* Begin *

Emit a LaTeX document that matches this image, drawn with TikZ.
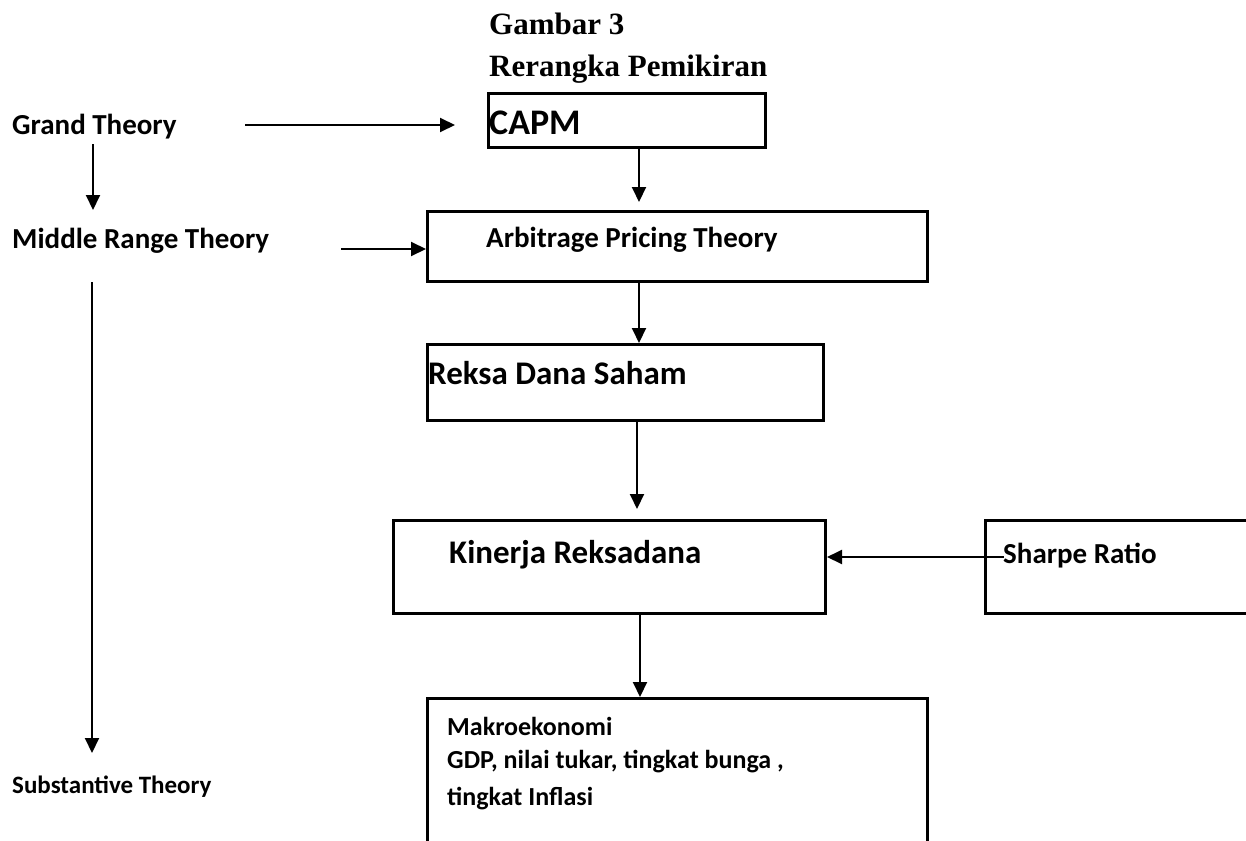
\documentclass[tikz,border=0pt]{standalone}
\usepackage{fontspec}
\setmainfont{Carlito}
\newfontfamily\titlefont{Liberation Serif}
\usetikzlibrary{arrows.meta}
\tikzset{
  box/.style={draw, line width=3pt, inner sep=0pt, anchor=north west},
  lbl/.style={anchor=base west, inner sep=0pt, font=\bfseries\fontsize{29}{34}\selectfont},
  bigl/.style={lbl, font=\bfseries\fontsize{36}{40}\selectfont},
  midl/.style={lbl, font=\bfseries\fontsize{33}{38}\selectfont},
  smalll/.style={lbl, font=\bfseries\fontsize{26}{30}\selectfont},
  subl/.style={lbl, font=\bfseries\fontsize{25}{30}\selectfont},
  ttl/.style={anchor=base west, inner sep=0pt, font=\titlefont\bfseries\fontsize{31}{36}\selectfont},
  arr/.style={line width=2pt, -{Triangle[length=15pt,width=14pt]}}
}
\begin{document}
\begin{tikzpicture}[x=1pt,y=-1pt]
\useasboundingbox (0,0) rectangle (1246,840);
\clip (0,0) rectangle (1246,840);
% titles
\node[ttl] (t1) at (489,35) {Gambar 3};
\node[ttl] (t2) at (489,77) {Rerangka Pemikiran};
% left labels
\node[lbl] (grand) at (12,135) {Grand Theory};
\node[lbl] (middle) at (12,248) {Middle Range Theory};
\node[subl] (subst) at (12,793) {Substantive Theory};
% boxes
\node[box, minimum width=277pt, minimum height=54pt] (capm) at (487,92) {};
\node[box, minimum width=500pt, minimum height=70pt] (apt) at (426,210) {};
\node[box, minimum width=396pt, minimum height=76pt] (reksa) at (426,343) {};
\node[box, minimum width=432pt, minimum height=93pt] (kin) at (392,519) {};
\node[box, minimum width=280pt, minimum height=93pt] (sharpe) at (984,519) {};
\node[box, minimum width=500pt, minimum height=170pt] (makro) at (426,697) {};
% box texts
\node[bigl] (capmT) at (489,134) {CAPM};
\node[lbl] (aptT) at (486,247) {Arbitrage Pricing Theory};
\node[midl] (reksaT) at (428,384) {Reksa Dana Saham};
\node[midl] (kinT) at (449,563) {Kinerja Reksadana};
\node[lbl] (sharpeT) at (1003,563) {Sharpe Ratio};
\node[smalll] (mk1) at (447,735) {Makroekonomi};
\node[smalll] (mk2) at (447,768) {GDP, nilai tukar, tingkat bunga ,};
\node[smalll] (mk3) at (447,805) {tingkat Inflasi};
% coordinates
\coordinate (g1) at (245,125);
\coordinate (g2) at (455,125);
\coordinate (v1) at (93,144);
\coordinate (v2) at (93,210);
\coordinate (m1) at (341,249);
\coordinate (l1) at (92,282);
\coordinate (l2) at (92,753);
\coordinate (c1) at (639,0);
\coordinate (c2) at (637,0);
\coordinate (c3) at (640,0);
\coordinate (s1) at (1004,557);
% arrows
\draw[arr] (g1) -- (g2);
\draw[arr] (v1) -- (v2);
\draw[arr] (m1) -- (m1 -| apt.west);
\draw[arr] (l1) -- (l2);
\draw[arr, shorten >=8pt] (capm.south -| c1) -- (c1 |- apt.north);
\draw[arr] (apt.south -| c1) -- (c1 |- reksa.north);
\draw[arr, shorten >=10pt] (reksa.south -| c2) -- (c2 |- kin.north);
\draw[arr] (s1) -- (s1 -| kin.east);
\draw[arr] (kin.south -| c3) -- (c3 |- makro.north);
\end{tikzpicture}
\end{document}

* End *
* Begin *

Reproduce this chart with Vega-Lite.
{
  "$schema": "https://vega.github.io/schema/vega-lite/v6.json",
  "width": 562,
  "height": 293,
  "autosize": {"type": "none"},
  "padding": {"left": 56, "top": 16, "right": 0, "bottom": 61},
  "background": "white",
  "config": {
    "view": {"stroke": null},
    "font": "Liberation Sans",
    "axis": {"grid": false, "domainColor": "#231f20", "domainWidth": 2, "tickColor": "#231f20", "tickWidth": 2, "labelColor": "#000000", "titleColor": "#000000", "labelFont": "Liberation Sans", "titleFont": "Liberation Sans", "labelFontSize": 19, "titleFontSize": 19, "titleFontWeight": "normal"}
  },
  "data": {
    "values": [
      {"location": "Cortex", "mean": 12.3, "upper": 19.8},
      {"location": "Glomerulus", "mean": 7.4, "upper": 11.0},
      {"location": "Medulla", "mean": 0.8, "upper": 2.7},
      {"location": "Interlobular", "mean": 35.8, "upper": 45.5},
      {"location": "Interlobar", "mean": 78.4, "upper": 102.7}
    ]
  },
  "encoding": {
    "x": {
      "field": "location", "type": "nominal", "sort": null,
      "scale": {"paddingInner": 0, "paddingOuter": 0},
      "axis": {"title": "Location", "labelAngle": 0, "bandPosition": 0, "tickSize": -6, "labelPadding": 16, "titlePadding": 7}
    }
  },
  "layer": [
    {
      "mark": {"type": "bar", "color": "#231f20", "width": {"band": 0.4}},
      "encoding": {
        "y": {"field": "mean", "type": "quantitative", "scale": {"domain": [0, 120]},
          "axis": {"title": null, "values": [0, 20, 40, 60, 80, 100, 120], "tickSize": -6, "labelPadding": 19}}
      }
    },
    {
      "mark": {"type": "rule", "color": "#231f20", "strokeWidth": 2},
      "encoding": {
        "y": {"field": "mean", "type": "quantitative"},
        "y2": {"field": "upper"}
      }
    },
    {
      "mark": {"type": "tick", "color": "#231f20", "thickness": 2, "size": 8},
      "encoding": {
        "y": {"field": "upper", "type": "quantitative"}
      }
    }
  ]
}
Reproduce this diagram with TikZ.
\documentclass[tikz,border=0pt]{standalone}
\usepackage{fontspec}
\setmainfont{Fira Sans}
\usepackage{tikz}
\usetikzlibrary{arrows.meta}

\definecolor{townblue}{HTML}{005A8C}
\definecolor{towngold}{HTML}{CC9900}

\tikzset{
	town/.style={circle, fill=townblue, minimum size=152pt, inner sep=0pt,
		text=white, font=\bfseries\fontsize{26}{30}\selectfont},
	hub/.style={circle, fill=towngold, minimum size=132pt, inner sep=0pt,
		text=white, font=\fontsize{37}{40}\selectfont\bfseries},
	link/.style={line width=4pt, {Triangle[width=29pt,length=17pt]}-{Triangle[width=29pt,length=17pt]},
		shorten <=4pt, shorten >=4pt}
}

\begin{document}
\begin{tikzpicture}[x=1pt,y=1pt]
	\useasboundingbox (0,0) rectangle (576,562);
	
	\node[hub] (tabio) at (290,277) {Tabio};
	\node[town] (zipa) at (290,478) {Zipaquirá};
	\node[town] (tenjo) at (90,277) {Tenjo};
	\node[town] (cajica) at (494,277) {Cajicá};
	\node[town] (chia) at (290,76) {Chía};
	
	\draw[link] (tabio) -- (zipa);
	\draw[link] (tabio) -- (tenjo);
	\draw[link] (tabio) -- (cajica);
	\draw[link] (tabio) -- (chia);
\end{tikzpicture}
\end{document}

* End *
* Begin *

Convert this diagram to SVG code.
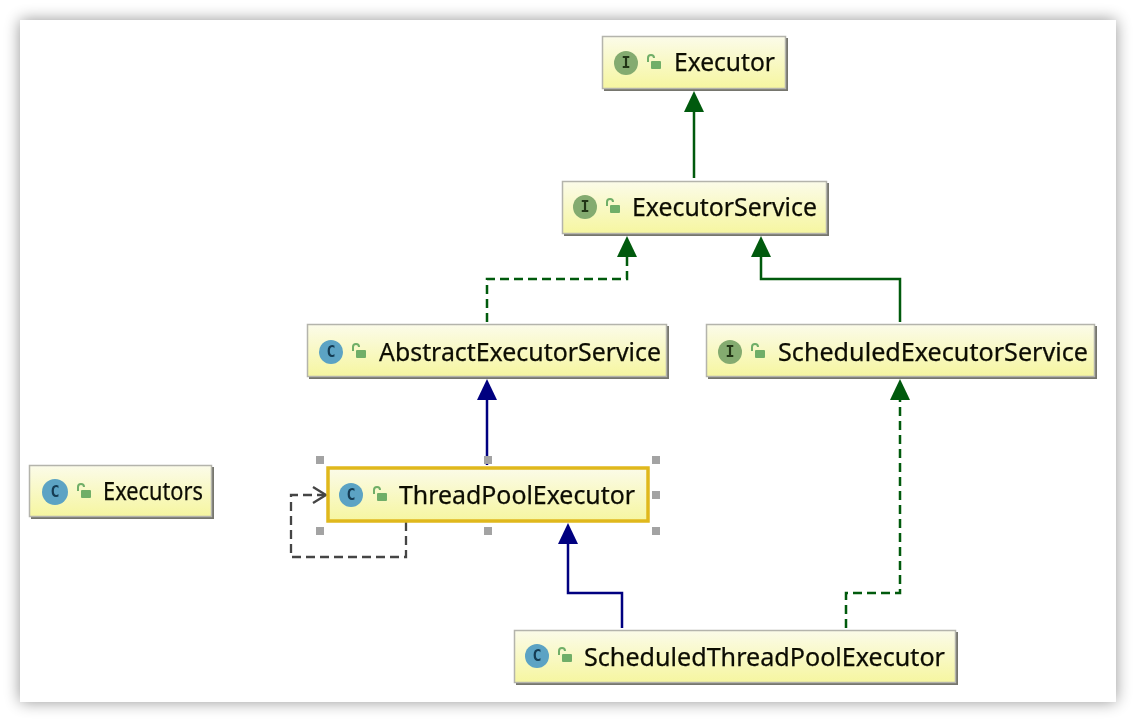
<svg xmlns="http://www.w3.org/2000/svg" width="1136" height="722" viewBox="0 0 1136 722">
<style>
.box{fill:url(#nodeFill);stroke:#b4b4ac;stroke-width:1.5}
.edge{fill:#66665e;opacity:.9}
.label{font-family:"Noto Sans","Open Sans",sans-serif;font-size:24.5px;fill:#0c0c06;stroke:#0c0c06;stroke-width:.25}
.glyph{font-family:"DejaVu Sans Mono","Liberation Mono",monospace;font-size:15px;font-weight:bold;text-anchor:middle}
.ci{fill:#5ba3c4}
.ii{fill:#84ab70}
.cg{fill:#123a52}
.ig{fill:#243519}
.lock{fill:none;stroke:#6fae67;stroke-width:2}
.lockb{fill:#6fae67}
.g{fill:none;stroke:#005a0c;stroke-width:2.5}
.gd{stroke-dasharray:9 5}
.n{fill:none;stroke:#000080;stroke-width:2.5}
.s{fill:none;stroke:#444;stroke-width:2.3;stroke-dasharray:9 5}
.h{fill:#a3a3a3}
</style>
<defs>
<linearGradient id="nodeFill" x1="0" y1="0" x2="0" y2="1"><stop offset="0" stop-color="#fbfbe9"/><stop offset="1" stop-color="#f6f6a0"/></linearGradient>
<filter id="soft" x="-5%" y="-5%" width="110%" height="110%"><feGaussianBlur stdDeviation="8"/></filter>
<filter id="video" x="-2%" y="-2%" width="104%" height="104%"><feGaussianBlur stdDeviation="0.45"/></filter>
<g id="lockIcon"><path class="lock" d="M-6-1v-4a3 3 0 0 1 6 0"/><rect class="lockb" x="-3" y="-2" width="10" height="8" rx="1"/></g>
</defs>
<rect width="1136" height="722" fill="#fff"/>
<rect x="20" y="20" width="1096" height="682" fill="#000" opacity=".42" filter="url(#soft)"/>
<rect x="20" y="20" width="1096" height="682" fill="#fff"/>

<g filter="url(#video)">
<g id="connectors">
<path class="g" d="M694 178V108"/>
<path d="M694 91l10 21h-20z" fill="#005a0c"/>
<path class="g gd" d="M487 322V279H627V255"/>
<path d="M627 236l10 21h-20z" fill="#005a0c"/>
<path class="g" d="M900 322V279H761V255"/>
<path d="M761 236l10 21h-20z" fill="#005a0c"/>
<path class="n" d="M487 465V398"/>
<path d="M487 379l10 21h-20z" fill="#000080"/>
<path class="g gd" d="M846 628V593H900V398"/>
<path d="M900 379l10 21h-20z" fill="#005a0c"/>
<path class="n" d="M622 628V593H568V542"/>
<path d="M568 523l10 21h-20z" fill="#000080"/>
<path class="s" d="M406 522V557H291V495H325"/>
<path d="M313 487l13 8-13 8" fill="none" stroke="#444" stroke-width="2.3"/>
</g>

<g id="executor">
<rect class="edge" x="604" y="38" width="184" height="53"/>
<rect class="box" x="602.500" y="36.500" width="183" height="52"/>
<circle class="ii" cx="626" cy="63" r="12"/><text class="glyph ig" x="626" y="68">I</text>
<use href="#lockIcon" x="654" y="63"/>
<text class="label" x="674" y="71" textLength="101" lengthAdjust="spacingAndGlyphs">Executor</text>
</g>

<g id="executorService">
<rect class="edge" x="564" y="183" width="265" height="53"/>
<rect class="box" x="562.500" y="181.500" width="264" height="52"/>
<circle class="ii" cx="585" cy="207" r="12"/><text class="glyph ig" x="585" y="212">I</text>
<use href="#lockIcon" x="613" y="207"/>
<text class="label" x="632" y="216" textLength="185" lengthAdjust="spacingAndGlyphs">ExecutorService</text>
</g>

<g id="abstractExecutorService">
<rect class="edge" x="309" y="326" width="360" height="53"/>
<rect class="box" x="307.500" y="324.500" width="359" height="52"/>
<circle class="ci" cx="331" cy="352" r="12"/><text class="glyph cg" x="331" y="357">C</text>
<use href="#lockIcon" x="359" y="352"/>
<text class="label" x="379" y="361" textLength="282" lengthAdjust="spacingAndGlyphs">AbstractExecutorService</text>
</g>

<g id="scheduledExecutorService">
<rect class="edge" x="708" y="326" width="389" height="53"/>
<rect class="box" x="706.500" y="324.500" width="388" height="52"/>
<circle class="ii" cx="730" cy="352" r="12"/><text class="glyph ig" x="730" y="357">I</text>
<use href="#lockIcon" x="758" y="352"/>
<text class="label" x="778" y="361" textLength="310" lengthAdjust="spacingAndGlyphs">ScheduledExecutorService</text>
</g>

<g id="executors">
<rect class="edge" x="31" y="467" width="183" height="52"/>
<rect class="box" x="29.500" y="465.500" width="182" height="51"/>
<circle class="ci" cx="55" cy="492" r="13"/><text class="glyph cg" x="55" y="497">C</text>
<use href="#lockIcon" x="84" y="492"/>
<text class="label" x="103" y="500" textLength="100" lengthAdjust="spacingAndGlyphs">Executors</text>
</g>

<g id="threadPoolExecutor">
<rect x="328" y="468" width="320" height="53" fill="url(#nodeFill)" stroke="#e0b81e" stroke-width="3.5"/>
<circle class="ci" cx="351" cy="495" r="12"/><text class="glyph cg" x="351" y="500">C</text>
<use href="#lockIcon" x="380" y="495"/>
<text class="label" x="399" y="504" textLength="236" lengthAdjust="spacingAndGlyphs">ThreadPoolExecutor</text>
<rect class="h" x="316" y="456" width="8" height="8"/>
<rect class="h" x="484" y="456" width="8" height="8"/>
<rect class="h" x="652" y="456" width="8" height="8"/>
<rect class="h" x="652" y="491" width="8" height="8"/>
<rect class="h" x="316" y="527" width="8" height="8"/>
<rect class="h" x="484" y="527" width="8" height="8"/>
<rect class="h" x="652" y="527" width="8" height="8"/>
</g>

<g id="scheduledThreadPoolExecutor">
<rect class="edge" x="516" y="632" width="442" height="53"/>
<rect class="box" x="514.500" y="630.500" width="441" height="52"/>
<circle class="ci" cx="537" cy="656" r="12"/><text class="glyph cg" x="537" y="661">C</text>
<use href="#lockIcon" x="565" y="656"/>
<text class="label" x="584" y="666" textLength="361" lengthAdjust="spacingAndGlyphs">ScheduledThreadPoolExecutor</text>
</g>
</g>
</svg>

* End *

**SET PROBLEM:**
Check each line above for the word "Reproduce", and copy the lines where it appears.

**COMPLETED EXERCISE:**
Reproduce this chart with Vega-Lite.
Reproduce this diagram with TikZ.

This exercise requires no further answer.